Technical steps for a professional re-stretch
The process begins with clearing the room entirely because a power stretcher cannot work if there is furniture pinning the carpet down. You must release the carpet from the tack strips along at least two adjacent walls to allow the material to move. Once the carpet is free, the power stretcher is set up to pull the carpet toward the corners. You will likely find that you have an extra half inch to a full inch of carpet at the walls once the tension is properly applied. This excess is trimmed with a wall trimmer and tucked. This is the only way to fix the problem permanently. If you try to do it with a knee kicker, I guarantee the ripples will be back within six months. The heat from the window will simply win the battle again.
Laminate and transitions near carpet
When transitioning from carpet to laminate or tile, the transition strip must be anchored into the subfloor and not just the carpet itself. Many ripples start at these thresholds because the carpet is not anchored tightly enough against the transition. I see this in doorways all the time. The installer didn’t use a Z-bar or a proper transition strip. They just tucked the carpet against the laminate. As people walk over that spot, they pull the carpet away from the transition, creating a loose point where ripples can start.

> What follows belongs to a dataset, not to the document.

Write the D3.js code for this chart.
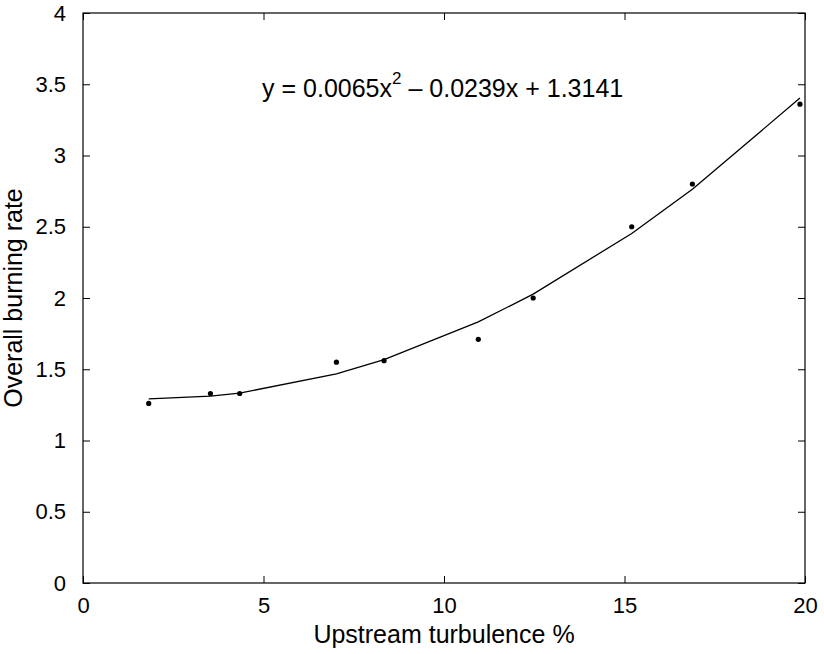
<!DOCTYPE html>
<html>
<head>
<meta charset="utf-8">
<script src="https://cdn.jsdelivr.net/npm/d3@7"></script>
<style>
  body { margin: 0; background: #fff; }
  text { font-family: "Liberation Sans", Arial, sans-serif; fill: #000; }
</style>
</head>
<body>
<div id="chart"></div>
<script>
// measured points
const turbulence = [1.82, 3.53, 4.34, 7.02, 8.34, 10.95, 12.47, 15.2, 16.88, 19.86];
const burningRate = [1.26, 1.33, 1.33, 1.55, 1.56, 1.71, 2.0, 2.5, 2.8, 3.36];
// fitted curve values read at the same x positions
const fittedRate = [1.292, 1.311, 1.333, 1.467, 1.567, 1.832, 2.027, 2.453, 2.763, 3.403];

const xTicks = [0, 5, 10, 15, 20];
const yTicks = [0, 0.5, 1, 1.5, 2, 2.5, 3, 3.5, 4];

function drawChart() {
  const width = 824;
  const height = 654;
  const margin = { top: 13, right: 19, bottom: 71, left: 83 };

  const svg = d3.select("#chart")
    .append("svg")
    .attr("width", width)
    .attr("height", height);

  const x = d3.scaleLinear()
    .domain([0, 20])
    .range([margin.left, width - margin.right]);

  const y = d3.scaleLinear()
    .domain([0, 4])
    .range([height - margin.bottom, margin.top]);

  const tickLen = 7;
  const fontSize = 22;
  const labelSize = 25;

  // Axes box with inward ticks on all sides
  svg.append("rect")
    .attr("x", x(0))
    .attr("y", y(4))
    .attr("width", x(20) - x(0))
    .attr("height", y(0) - y(4))
    .attr("fill", "none")
    .attr("stroke", "#000")
    .attr("stroke-width", 1.2);

  const bottomAxis = d3.axisBottom(x).tickValues(xTicks).tickSizeInner(-tickLen).tickSizeOuter(0).tickPadding(14);
  const gx = svg.append("g")
    .attr("transform", `translate(0,${y(0)})`)
    .call(bottomAxis);
  gx.select(".domain").remove();
  gx.selectAll("text").attr("font-size", fontSize).attr("font-family", null);

  const topAxis = d3.axisTop(x).tickValues(xTicks).tickSizeInner(-tickLen).tickSizeOuter(0).tickFormat("");
  const gxt = svg.append("g")
    .attr("transform", `translate(0,${y(4)})`)
    .call(topAxis);
  gxt.select(".domain").remove();

  const leftAxis = d3.axisLeft(y).tickValues(yTicks).tickSizeInner(-tickLen).tickSizeOuter(0).tickPadding(17)
    .tickFormat(d => d3.format("")(d));
  const gy = svg.append("g")
    .attr("transform", `translate(${x(0)},0)`)
    .call(leftAxis);
  gy.select(".domain").remove();
  gy.selectAll("text").attr("font-size", fontSize).attr("font-family", null);

  const rightAxis = d3.axisRight(y).tickValues(yTicks).tickSizeInner(-tickLen).tickSizeOuter(0).tickFormat("");
  const gyr = svg.append("g")
    .attr("transform", `translate(${x(20)},0)`)
    .call(rightAxis);
  gyr.select(".domain").remove();

  svg.selectAll(".tick line").attr("stroke", "#000").attr("stroke-width", 1);

  // Fitted curve
  const line = d3.line()
    .x((d, i) => x(turbulence[i]))
    .y(d => y(d));

  svg.append("path")
    .datum(fittedRate)
    .attr("d", line)
    .attr("fill", "none")
    .attr("stroke", "#000")
    .attr("stroke-width", 1.3);

  // Data points
  svg.selectAll("circle.pt")
    .data(turbulence)
    .join("circle")
    .attr("class", "pt")
    .attr("cx", d => x(d))
    .attr("cy", (d, i) => y(burningRate[i]))
    .attr("r", 2.6)
    .attr("fill", "#000");

  // Equation
  const eq = svg.append("text")
    .attr("x", x(4.96))
    .attr("y", y(3.41))
    .attr("font-size", labelSize);
  eq.append("tspan").text("y = 0.0065x");
  eq.append("tspan").attr("font-size", 17).attr("dy", -13).text("2");
  eq.append("tspan").attr("dy", 13).text(" \u2013 0.0239x + 1.3141");

  // Axis labels
  svg.append("text")
    .attr("x", x(10))
    .attr("y", 643)
    .attr("text-anchor", "middle")
    .attr("font-size", labelSize)
    .text("Upstream turbulence %");

  svg.append("text")
    .attr("transform", `translate(22,${(y(0) + y(4)) / 2}) rotate(-90)`)
    .attr("text-anchor", "middle")
    .attr("font-size", labelSize)
    .text("Overall burning rate");
}

drawChart();
</script>
</body>
</html>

Final thoughts for the job site
A professional carpet install is an exercise in engineering. It is about managing the forces of tension, friction, and thermal expansion. If you ignore the subfloor or skip the power stretcher, the sun will expose your mistakes. Do not trust anyone who says they can install a whole house with just a knee kicker. They are a hack. They don’t smell like oak dust and hard work; they smell like a shortcut. Use the right tools, level your floors, and give that carpet the stretch it deserves.